The recovery process entailed stabilising the power system and resuming power generation as quickly as possible.
ESKOM said yesterday that the new round of negotiations – set to begin today – could bring to an end the stalemate with its employees over wage increases.
This comes after Public Enterprises Minister Pravin Gordhan on Friday urged Eskom to abandon its stance not to offer a salary increase.
Eskom withdrew its zero percent “offer” following its meeting with Gordhan and trade unions National Union of Mineworkers (NUM), the National Union of Metalworkers of SA (Numsa) and Solidarity, according to Eskom spokesman Khulu Phasiwe.
Phasiwe said the power utility would offer “anything above zero percent” in the new round negotiations.
“We have a mandate from our shareholder to increase our offer. We have seen the softening of attitudes from the unions as well. If we continue along that trajectory, we will be able to make a lot of progress in the negotiations. Hopefully we will find each other before the end of this week,” he said.
Prior to the meeting with Gordhan, the three unions had declared a dispute with Eskom and the matter was headed for the Commission for Conciliation, Mediation and Arbitration (CCMA).
At the weekend, Numsa said the unions, Eskom and Gordhan had agreed to discuss, among others, Eskom’s coal costs, the impact of the independent power producers (IPPs), the bloated top executive structure of Eskom management “and the building of trustworthy relationships between the parties as part of the process post negotiations”.
Phasiwe said the electricity system was “relatively stable” yesterday after the return of more workers.
“We are now in a full recovery mode. The risk of power constraints will always be there as long as we are in a recovery mode,” said Phasiwe.
NUM and Numsa members last week embarked on an industrial action, prompting Eskom to resort to load shedding amid allegations of intimidation and sabotage at the power utility’s several power stations.

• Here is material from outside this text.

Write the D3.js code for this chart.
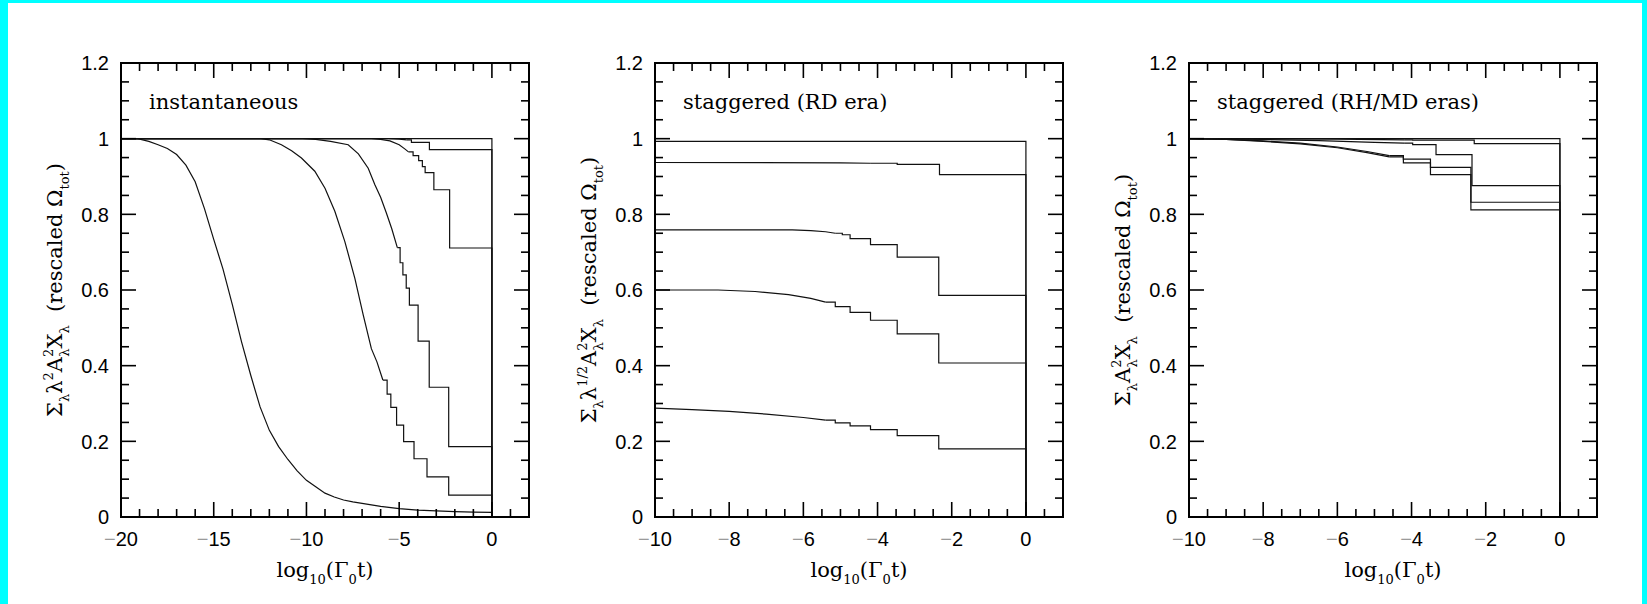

Eskom said yesterday that the recovery period could be as long as 10 days. It said the recovery process entailed stabilising the power system and resuming power generation as quickly as possible.
“Eskom’s prognosis is that the power system will take up to approximately 10 days to recover from the effects of the recent industrial action, once all staff eventually return to work today,” Eskom said.
It said the industrial action had affected coal management and transportation. Eskom said it could not transport coal from coal stock yards to its coal bunkers due to the absence of operating staff.